Timpetill
Uno scontro tra bande. Una città immaginaria e simbolica. Un romanzo che ha fatto scuola.
Nel 1933, uno scrittore ebreo pubblicò sotto pseudonimo un romanzo bizzarro che nascondeva, sotto i contorni della favola, una profonda critica sociale alla Germania hitleriana. Il romanzo era Timpetill. La città dei ragazzi, dove con incredibile lungimiranza, erano trattati temi che resteranno profondamente radicati nell’immaginario novecentesco a partire da quello della riorganizzazione sociale ad opera di un gruppo di ragazzini. A Timpetill, infatti, una banda di piccoli teppisti porta gli adulti a una tale esasperazione da far loro adottare un’ esemplare punizione: abbandonare la città e lasciare i ragazzi in balia di se stessi. Dovrebbero star via un giorno soltanto, in una sorta di amabile vacanza, ma una serie d’inaspettati contrattempi prolunga la loro assenza. Nel frattempo in città si scontrano due bande rivali, ognuna delle quali decisa a gestire al meglio il funzionamento dei servizi fino alla ricomparsa dei genitori. Tommaso detto Tomà, Manfredo, Rico e Marianna si riuniscono in assemblea, discutono le soluzioni proposte, prendono le decisioni opportune, assegnano a ciascuno un compito.
Una storia vivace e avvincente in ogni sua chiave di lettura, da quella avventurosa e fiabesca fino a quella storico-allegorica.
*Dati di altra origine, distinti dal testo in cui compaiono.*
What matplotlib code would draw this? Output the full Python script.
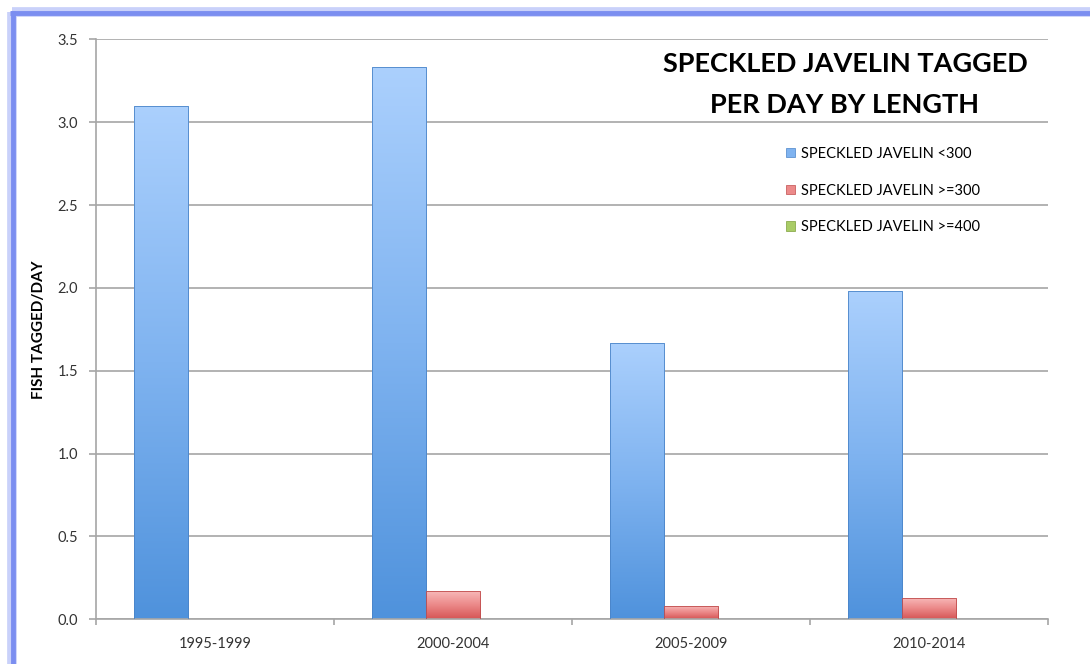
import numpy as np
import matplotlib
matplotlib.use("Agg")
import matplotlib.pyplot as plt
from matplotlib.colors import LinearSegmentedColormap
from matplotlib.patches import Rectangle
from matplotlib.lines import Line2D

# data
periods = ['1995-1999', '2000-2004', '2005-2009', '2010-2014']
under_300 = [3.10, 3.33, 1.67, 1.98]
over_300 = [0.00, 0.17, 0.08, 0.13]
over_400 = [0.00, 0.00, 0.00, 0.00]
series_names = ['SPECKLED JAVELIN <300', 'SPECKLED JAVELIN >=300', 'SPECKLED JAVELIN >=400']

plt.rcParams['font.family'] = ['Lato', 'DejaVu Sans']

fig = plt.figure(figsize=(10.9, 6.64), dpi=100)
ax = fig.add_axes([96/1090, 1 - 619.3/664, (1048-96)/1090, (619.3-39.3)/664])

# gradient colormaps (bottom -> top)
cmaps = [
    LinearSegmentedColormap.from_list('b', ['#4f92dc', '#7fb3f0', '#abd0fd']),
    LinearSegmentedColormap.from_list('r', ['#d65555', '#ec8a8a', '#f8bcbc']),
    LinearSegmentedColormap.from_list('g', ['#86b13c', '#a9cc66', '#cfe79d']),
]
edges = ['#4a84c8', '#c04c4c', '#7ea03a']

x = np.arange(len(periods))
w = 0.227
grad = np.linspace(0, 1, 256).reshape(-1, 1)

for k, vals in enumerate([under_300, over_300, over_400]):
    bars = ax.bar(x + (k - 1) * w, vals, w, color='none', edgecolor=edges[k],
                  linewidth=0.6, zorder=3)
    for b in bars:
        if b.get_height() <= 0:
            continue
        x0, y0 = b.get_x(), b.get_y()
        im = ax.imshow(grad, extent=[x0, x0 + b.get_width(), y0, y0 + b.get_height()],
                       origin='lower', aspect='auto', cmap=cmaps[k], zorder=2.5)
        im.set_clip_path(b)

ax.set_xlim(-0.5, 3.5)
ax.set_ylim(0, 3.5)
ax.set_yticks(np.arange(0, 3.51, 0.5))
ax.set_yticklabels([f'{v:.1f}' for v in np.arange(0, 3.51, 0.5)])
ax.set_xticks(x)
ax.set_xticklabels(periods)
ax.set_xticks(np.arange(-0.5, 3.6, 1), minor=True)

ax.yaxis.grid(True, color='#a6a6a6', linewidth=1.2, zorder=0)
ax.set_axisbelow(True)
for s in ['top', 'right']:
    ax.spines[s].set_visible(False)
for s in ['left', 'bottom']:
    ax.spines[s].set_color('#a6a6a6')
    ax.spines[s].set_linewidth(1.2)

ax.tick_params(axis='y', length=5, width=1.2, color='#a6a6a6', labelsize=10.5,
               labelcolor='#333333', pad=8)
ax.tick_params(axis='x', which='major', length=0, labelsize=10.5, labelcolor='#333333', pad=13)
ax.tick_params(axis='x', which='minor', length=4, width=1.2, color='#a6a6a6')

ax.set_ylabel('FISH TAGGED/DAY', fontsize=11, fontweight='bold', labelpad=8)

# two title lines placed separately
fig.text(845/1090, 1 - 64/664, 'SPECKLED JAVELIN TAGGED',
         ha='center', va='center', fontsize=19.5, fontweight='bold')
fig.text(845/1090, 1 - 105/664, 'PER DAY BY LENGTH',
         ha='center', va='center', fontsize=19.5, fontweight='bold')

handles = [Rectangle((0, 0), 1, 1, facecolor=c(0.5), edgecolor=edges[i], linewidth=0.5)
           for i, c in enumerate(cmaps)]
fig.legend(handles, series_names, loc='upper left',
           bbox_to_anchor=(786/1090, 1 - 147/664), frameon=False, fontsize=10.5,
           handlelength=0.6, handleheight=0.6, handletextpad=0.4,
           labelspacing=1.55, borderpad=0, borderaxespad=0)

# blue frame around the chart
fig.add_artist(Line2D([12/1090, 1], [1 - 12/664, 1 - 12/664], color='#c9d1fa',
                      linewidth=7, solid_capstyle='butt'))
fig.add_artist(Line2D([12/1090, 12/1090], [0, 1 - 12/664], color='#c9d1fa',
                      linewidth=7, solid_capstyle='butt'))
fig.add_artist(Line2D([10/1090, 1], [1 - 13/664, 1 - 13/664], color='#7b8ef0',
                      linewidth=3.5, solid_capstyle='butt'))
fig.add_artist(Line2D([12.5/1090, 12.5/1090], [0, 1 - 11/664], color='#7b8ef0',
                      linewidth=3.5, solid_capstyle='butt'))

fig.savefig('out.png', dpi=100)
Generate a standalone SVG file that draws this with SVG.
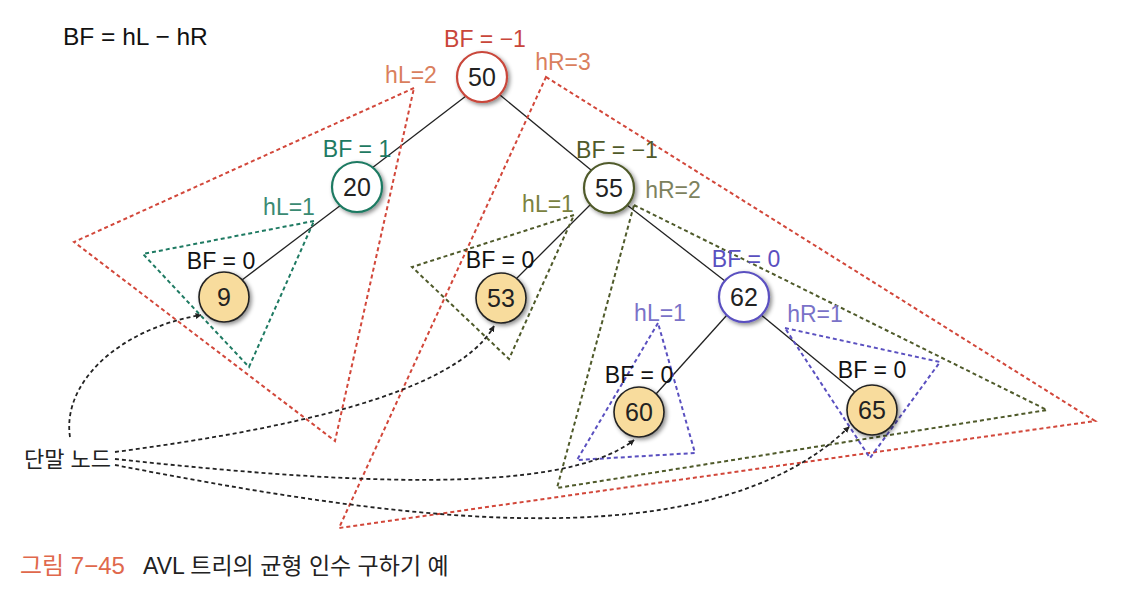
<svg xmlns="http://www.w3.org/2000/svg" width="1138" height="596" viewBox="0 0 1138 596">
<style>
text{font-family:"Liberation Sans","Noto Sans CJK KR",sans-serif;}
.lbl{font-size:23px;text-anchor:middle;}
.h{font-size:23px;text-anchor:middle;}
.num{font-size:25px;text-anchor:middle;fill:#222;}
.edge{stroke:#222;stroke-width:1.3;fill:none;}
.tri{fill:none;stroke-width:2;stroke-dasharray:4 3;}
.red{stroke:#d2473a;}
.teal{stroke:#1e7a62;}
.olive{stroke:#4f5a2a;}
.purple{stroke:#5a50c0;}
.arr{fill:none;stroke:#222;stroke-width:1.8;stroke-dasharray:4 3;marker-end:url(#ah);}
.leaf{fill:#f8dc9d;stroke:#222;stroke-width:1.6;}
</style>
<defs>
<filter id="sh" x="-50%" y="-50%" width="200%" height="200%">
<feDropShadow dx="2" dy="2" stdDeviation="2.2" flood-color="#000" flood-opacity="0.45"/>
</filter>
<marker id="ah" viewBox="0 0 10 10" refX="9" refY="5" markerWidth="6" markerHeight="6" orient="auto" markerUnits="userSpaceOnUse">
<path d="M0,0 L10,5 L0,10 z" fill="#222"/>
</marker>
</defs>
<rect width="1138" height="596" fill="#fff"/>

<text x="63" y="45" style="font-size:24.5px;fill:#111">BF = hL − hR</text>

<g id="connectors">
<line class="edge" x1="466" y1="96" x2="372" y2="168"/>
<line class="edge" x1="500" y1="95" x2="591" y2="170"/>
<line class="edge" x1="341" y1="205" x2="242" y2="280"/>
<line class="edge" x1="590" y1="205" x2="516" y2="279"/>
<line class="edge" x1="627" y1="205" x2="725" y2="281"/>
<line class="edge" x1="727" y1="315" x2="656" y2="394"/>
<line class="edge" x1="760" y1="314" x2="856" y2="393"/>
</g>

<g id="subtrees">
<polygon class="tri red" points="414,88 74,242 335,441"/>
<polygon class="tri red" points="546,77 1095,421 339,528"/>
<polygon class="tri teal" points="314,221 143,254 249,367"/>
<polygon class="tri olive" points="574,215 412,267 509,359"/>
<polygon class="tri olive" points="634,205 1047,410 557,488"/>
<polygon class="tri purple" points="658,323 577,460 695,453"/>
<polygon class="tri purple" points="785,328 940,362 870,458"/>
</g>

<g id="node50">
<circle cx="482" cy="77" r="25" fill="#fff" stroke="#c9463a" stroke-width="2.2" filter="url(#sh)"/>
<text class="num" x="482" y="86">50</text>
</g>
<g id="node20">
<circle cx="357" cy="187" r="25" fill="#fff" stroke="#1e7a62" stroke-width="2.2" filter="url(#sh)"/>
<text class="num" x="357" y="196">20</text>
</g>
<g id="node55">
<circle cx="609" cy="188" r="25" fill="#fff" stroke="#4f5a2a" stroke-width="2.2" filter="url(#sh)"/>
<text class="num" x="609" y="197">55</text>
</g>
<g id="node9">
<circle class="leaf" cx="224" cy="297" r="25" filter="url(#sh)"/>
<text class="num" x="224" y="306">9</text>
</g>
<g id="node53">
<circle class="leaf" cx="501" cy="298" r="25" filter="url(#sh)"/>
<text class="num" x="501" y="307">53</text>
</g>
<g id="node62">
<circle cx="744" cy="297" r="25" fill="#fff" stroke="#5a50c0" stroke-width="2.2" filter="url(#sh)"/>
<text class="num" x="744" y="306">62</text>
</g>
<g id="node60">
<circle class="leaf" cx="639" cy="412" r="25" filter="url(#sh)"/>
<text class="num" x="639" y="421">60</text>
</g>
<g id="node65">
<circle class="leaf" cx="872" cy="410" r="25" filter="url(#sh)"/>
<text class="num" x="872" y="419">65</text>
</g>

<g id="labels">
<text class="lbl" x="485" y="47" fill="#c9463a">BF = −1</text>
<text class="h" x="411" y="83" fill="#da7f5e">hL=2</text>
<text class="h" x="563" y="70" fill="#da7f5e">hR=3</text>
<text class="lbl" x="357" y="157" fill="#1e7a62">BF = 1</text>
<text class="h" x="289" y="215" fill="#3a8a72">hL=1</text>
<text class="lbl" x="617" y="158" fill="#4f5a2a">BF = −1</text>
<text class="h" x="673" y="198" fill="#7d825e">hR=2</text>
<text class="h" x="548" y="212" fill="#7a8240">hL=1</text>
<text class="lbl" x="221" y="269" fill="#111">BF = 0</text>
<text class="lbl" x="500" y="268" fill="#111">BF = 0</text>
<text class="lbl" x="746" y="267" fill="#5a50c0">BF = 0</text>
<text class="h" x="660" y="321" fill="#7a72c8">hL=1</text>
<text class="h" x="815" y="322" fill="#7a72c8">hR=1</text>
<text class="lbl" x="639" y="383" fill="#111">BF = 0</text>
<text class="lbl" x="872" y="378" fill="#111">BF = 0</text>
</g>

<g id="leaf-label">
<text x="24" y="467" style="font-size:22px;fill:#222">단말 노드</text>
<path class="arr" d="M70,437 C62,385 115,330 201,315"/>
<path class="arr" d="M115,452 C280,430 455,395 494,326"/>
<path class="arr" d="M115,459 C330,482 560,498 634,440"/>
<path class="arr" d="M115,465 C360,512 700,572 849,427"/>
</g>

<g id="caption">
<text x="20" y="574" style="font-size:24px;fill:#e0684c">그림 7−45</text>
<text x="143" y="574" style="font-size:23px;fill:#222">AVL 트리의 균형 인수 구하기 예</text>
</g>
</svg>
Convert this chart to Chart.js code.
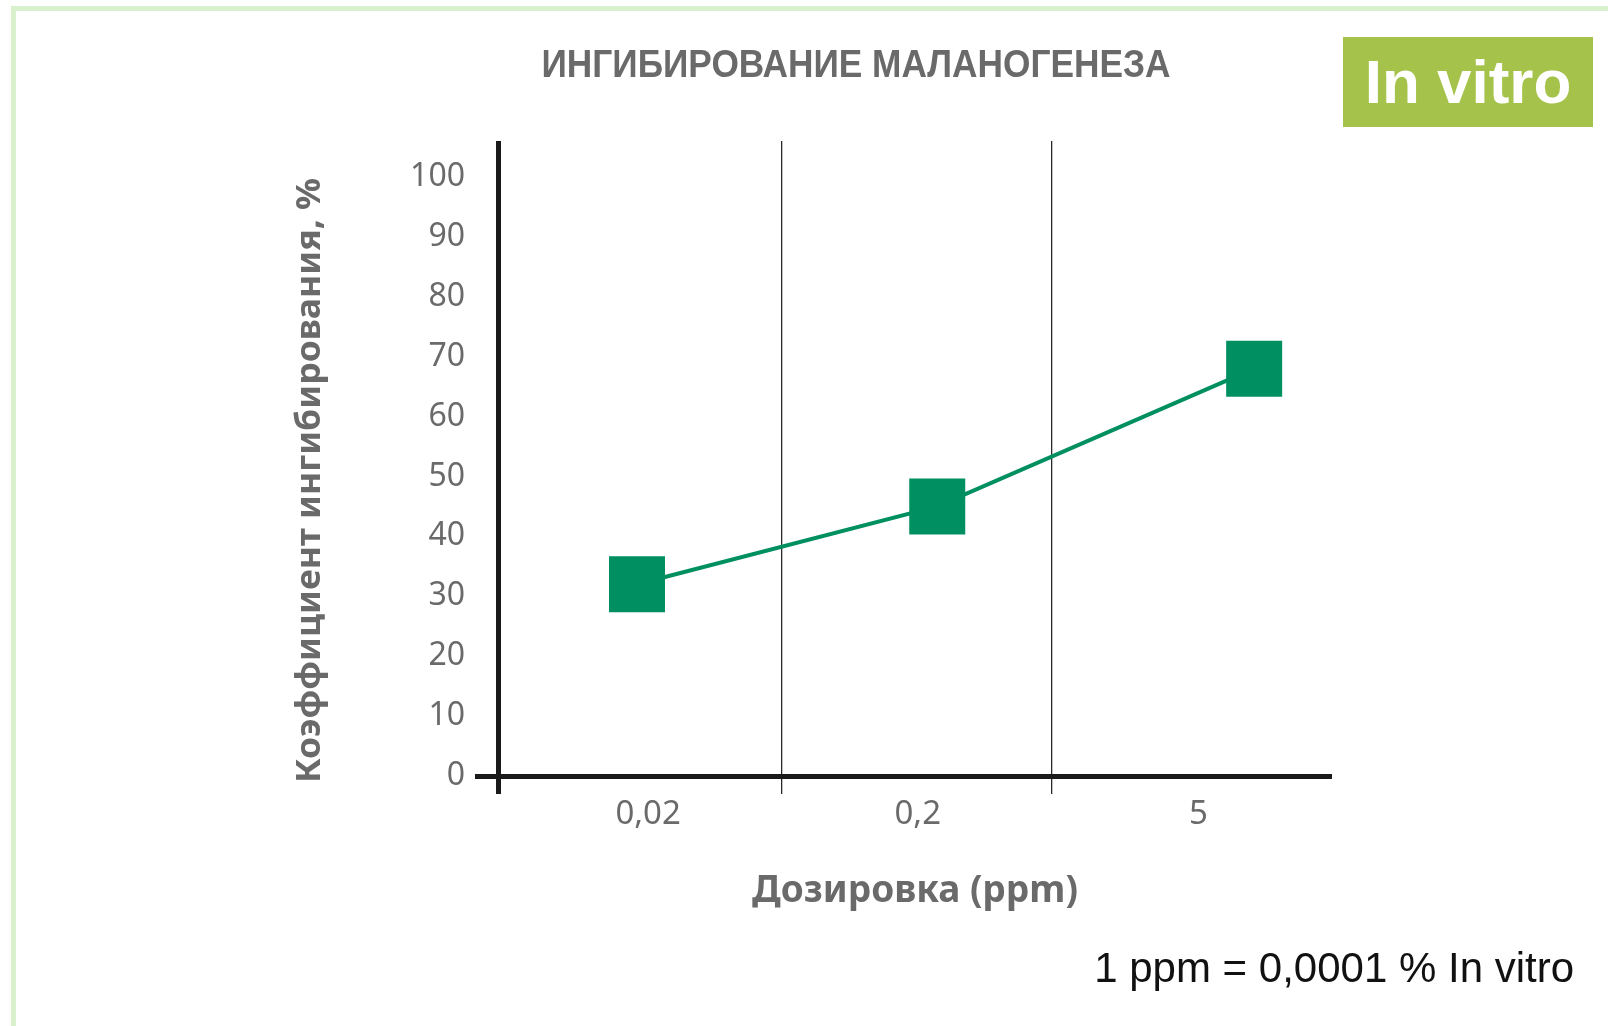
<!DOCTYPE html>
<html>
<head>
<meta charset="utf-8">
<script src="https://cdn.jsdelivr.net/npm/chart.js@4/dist/chart.umd.min.js"></script>
<style>
  html, body { margin: 0; padding: 0; background: #ffffff; }
  #wrap { width: 1608px; height: 1026px; position: relative; }
  canvas { display: block; }
</style>
</head>
<body>
<div id="wrap"><canvas id="c" width="1608" height="1026"></canvas></div>
<script>
// ---- data ----
const chartTitle = 'ИНГИБИРОВАНИЕ МАЛАНОГЕНЕЗА';
const badgeText = 'In vitro';
const yTitle = 'Коэффициент ингибирования, %';
const xTitle = 'Дозировка (ppm)';
const footnote = '1 ppm = 0,0001 % In vitro';
const categories = ['0,02', '0,2', '5'];
const labelPos = [0.54, 1.51, 2.52];
const values = [32, 45, 68];
const pointX = [0.5, 1.58, 2.72];
const dividers = [0, 1.02, 1.99, 3];
const yTicks = [0, 10, 20, 30, 40, 50, 60, 70, 80, 90, 100];

const GREEN = '#008f60';
const AXIS = '#1a1a1a';
const GREY = '#6a6a6a';

const xTickVals = [...dividers, ...labelPos].sort((a, b) => a - b);

function fitText(ctx, text, x, y, size, weight, family, targetW, color, align, baseline) {
  ctx.save();
  ctx.font = weight + ' ' + size + 'px ' + family;
  const w = ctx.measureText(text).width;
  const sx = targetW ? targetW / w : 1;
  ctx.translate(x, y);
  ctx.scale(sx, 1);
  ctx.fillStyle = color;
  ctx.textAlign = align;
  ctx.textBaseline = baseline;
  ctx.fillText(text, 0, 0);
  ctx.restore();
}

const decor = {
  id: 'decor',
  afterDraw(chart) {
    const ctx = chart.ctx;
    const ys = chart.scales.y;
    // frame
    ctx.save();
    ctx.fillStyle = '#d9f0cd';
    ctx.fillRect(11, 6, 1608 - 11, 5);
    ctx.fillRect(11, 6, 5, 1026 - 6);
    // badge
    ctx.fillStyle = '#a5c34a';
    ctx.fillRect(1343, 37, 250, 90);
    ctx.restore();
    fitText(ctx, badgeText, 1468, 103, 62, 'bold', '"Liberation Sans", Arial, sans-serif', 0, '#ffffff', 'center', 'alphabetic');
    // title
    fitText(ctx, chartTitle, 856, 77, 39, 'bold', '"Liberation Sans Narrow", "Liberation Sans", sans-serif', 629, GREY, 'center', 'alphabetic');
    // y title
    ctx.save();
    ctx.translate(310, ys.getPixelForValue(50) + 4);
    ctx.rotate(-Math.PI / 2);
    fitText(ctx, yTitle, 0, 0, 34, 'bold', '"Noto Sans", sans-serif', 605, GREY, 'center', 'middle');
    ctx.restore();
    // footnote
    fitText(ctx, footnote, 1574, 982, 42, 'normal', '"Liberation Sans", Arial, sans-serif', 0, '#111111', 'right', 'alphabetic');
  }
};

new Chart(document.getElementById('c'), {
  type: 'line',
  data: {
    datasets: [{
      data: values.map((v, i) => ({ x: pointX[i], y: v })),
      borderColor: GREEN,
      borderWidth: 4,
      backgroundColor: GREEN,
      pointStyle: 'rect',
      pointRadius: 39.6,
      pointHoverRadius: 39.6,
      pointBackgroundColor: GREEN,
      pointBorderWidth: 0,
      tension: 0,
      fill: false,
      clip: false
    }]
  },
  options: {
    responsive: false,
    animation: false,
    devicePixelRatio: 1,
    layout: { padding: { top: 141, right: 276, bottom: 0, left: 0 } },
    plugins: { legend: { display: false }, tooltip: { enabled: false }, title: { display: false } },
    scales: {
      x: {
        type: 'linear',
        min: 0,
        max: 3,
        afterBuildTicks: s => { s.ticks = xTickVals.map(v => ({ value: v })); },
        afterFit: s => { s.height = 250; },
        border: { display: false },
        grid: {
          drawTicks: true,
          tickLength: 18,
          color: ctx => {
            const v = ctx.tick ? ctx.tick.value : null;
            if (v === dividers[0]) return AXIS;
            if (v === dividers[1] || v === dividers[2]) return '#2a2a2a';
            return 'rgba(0,0,0,0)';
          },
          lineWidth: ctx => {
            const v = ctx.tick ? ctx.tick.value : null;
            if (v === dividers[0]) return 5;
            if (v === dividers[1] || v === dividers[2]) return 1.3;
            return 0;
          }
        },
        ticks: {
          autoSkip: false,
          maxRotation: 0,
          padding: 1,
          color: GREY,
          font: { family: '"Noto Sans", sans-serif', size: 33 },
          callback: v => {
            const i = labelPos.indexOf(v);
            return i >= 0 ? categories[i] : '';
          }
        },
        title: {
          display: true,
          text: xTitle,
          color: GREY,
          font: { family: '"Noto Sans", sans-serif', size: 37, weight: 'bold' },
          padding: { top: 0, bottom: 112 }
        }
      },
      y: {
        type: 'linear',
        min: 0,
        max: 106,
        afterBuildTicks: s => { s.ticks = yTicks.map(v => ({ value: v })); },
        afterFit: s => { s.width = 498; },
        border: { display: false },
        grid: {
          drawTicks: true,
          tickLength: 23,
          color: ctx => (ctx.tick && ctx.tick.value === 0) ? AXIS : 'rgba(0,0,0,0)',
          lineWidth: ctx => (ctx.tick && ctx.tick.value === 0) ? 5 : 0
        },
        ticks: {
          padding: 10,
          color: GREY,
          font: { family: '"Noto Sans", sans-serif', size: 32 },
          callback: v => String(v)
        }
      }
    }
  },
  plugins: [decor]
});
</script>
</body>
</html>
Pubblicato in Italia nel 1942 da una piccola casa editrice, Genio edizioni, il romanzo si salva dalla dimenticanza grazie a Tullio De Mauro che ne parla nella sua Letteratura per l’infanzia, ricordandolo come una “storia profondamente democratica, quella dei bambini che ricostruiscono una comunità dal basso”.